BOSTON (State House News Service) — After winning $1,000 on a scratch ticket recently, a Blackstone woman did something that no other Massachusetts Lottery player had done before — she scanned the winning ticket with her smartphone, submitted a claim through the Lottery's app and got her winnings deposited directly into her account, all without having to leave her home.
"It was just so simple," Elaine Tellstone said. "It took less than five minutes to scan my ticket and submit my claim. Depending on traffic and how many people were in line, it would've taken about two hours out of my day to claim my prize in person in Worcester."
Last fall, the Massachusetts Lottery announced that it was developing a way for players to cash large prizes from their phones and have their winnings deposited directly into a bank account. Around the beginning of the year, the Lottery began to give players the ability to scan a ticket into the app to find out if it is a winner. Lottery officials recently reached out to Tellstone, who had used the ticket-checking feature, to try out the prize-claiming functionality as they prepare to make it more widely available.
"Making remote ticket cashing transactions available is a terrific advancement for the Lottery in accommodating our customers," Treasurer Deborah Goldberg, who chairs the State Lottery Commission and has been pressing the Legislature for years to allow the Lottery to add an online component, said. "It has the added benefit of positive environmental impacts as it helps reduce carbon emissions by eliminating a lot of driving and production of paper checks."
Mobile cashing will only be available for prizes between $601 and $5,000 — the kind of prizes that currently can only be claimed at Lottery headquarters in Dorchester or one of the agency's regional claims centers. Convenience stores that rely on foot traffic from Lottery players will continue to process claims for prizes of $600 or less and are not expected to lose Lottery traffic to mobile scanning or cashing.
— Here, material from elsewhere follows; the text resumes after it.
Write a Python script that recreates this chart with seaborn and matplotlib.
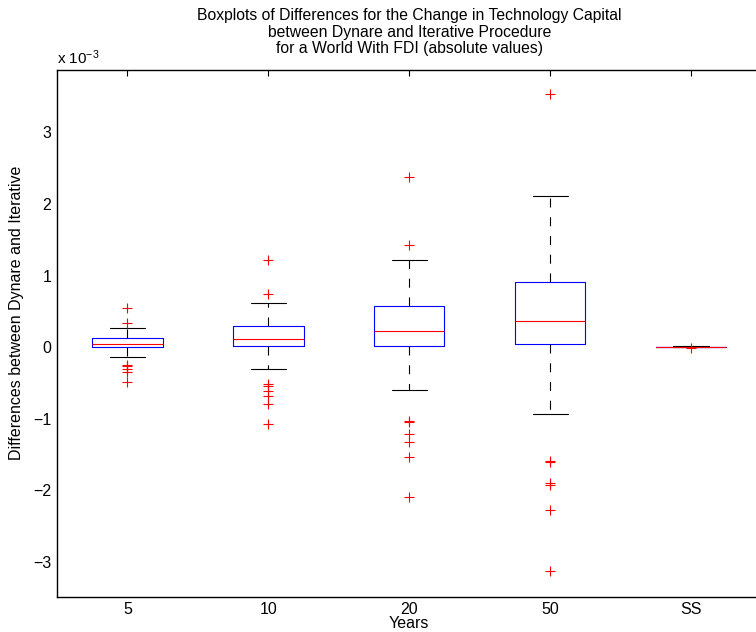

When Tellstone went through the process of making the first remote prize claim, Lottery Executive Director Michael Sweeney said it felt to him "like watching Apollo land on the moon ... holding my breath and waiting for disaster while hoping for the best."
"We were all appropriately confident, but until it actually happens the proof is in the pudding," he said. "We had done an abundance of internal testing and that's why we felt we were ready to move on to this next phase. Once the process began and everything worked out, I think a lot of people involved on this team were extremely happy."
Since the Lottery made the ticket-scanning feature available on its app, more than 16,000 players have registered and scanned more than 2.8 million tickets, the Lottery said. The prize-claiming feature will slowly be expanded to a larger pool of players in the coming weeks and Lottery officials expect it will be broadly available early this summer.
Lottery players have been asking for the ability to scan their own tickets to find out what or if they've won for years, Sweeney said. Though the ability to check tickets remotely was "extremely well-received" by players, the ability to claim prizes remotely is expected to reveal the true impact of the Lottery's new program.
"It's a real gamechanger for the Lottery and our customers," Sweeney said. He added, "We have to be where customers are, and where the consumer is across the economy is mobile and utilizing modern technology. Any business or any governmental agency that is not working to meet consumers where they are is going to lose consumer confidence and, obviously, we cannot afford that at the Lottery."
Sweeney has also pitched the remote ticket scanning and prize claim features as environmentally-friendly policies. Using 2019 prize claim data as a benchmark and assuming a 50-percent adoption rate for the new mobile cashing app, the Lottery calculated that the new way of claiming prizes could eliminate more than 78,000 prize claim trips to Lottery locations for a total reduction of 2.78 million miles traveled.
That could save more than 110,000 gallons of gasoline and could avoid 983.1 metric tons of greenhouse gas emissions each year, according to the Lottery.
"Once fully engaged and once widely adopted by consumers, this is really going to make one of the more measurable and tangible positive environmental impacts on the commonwealth by a governmental agency," Sweeney said.
The Massachusetts Lottery had its third-best year in terms of revenue in fiscal year 2020 and generated a net profit of $986.9 million for the state to use as local aid. So far this fiscal year, the Lottery has generated an estimated profit of $836.3 million, $77.8 million more than what it had counted as profit at this point in fiscal 2020.
In March, the Lottery upgraded its fiscal year 2021 profit projection by $45 million and now expects it will provide the Legislature with $985 million to distribute to cities and towns as local aid.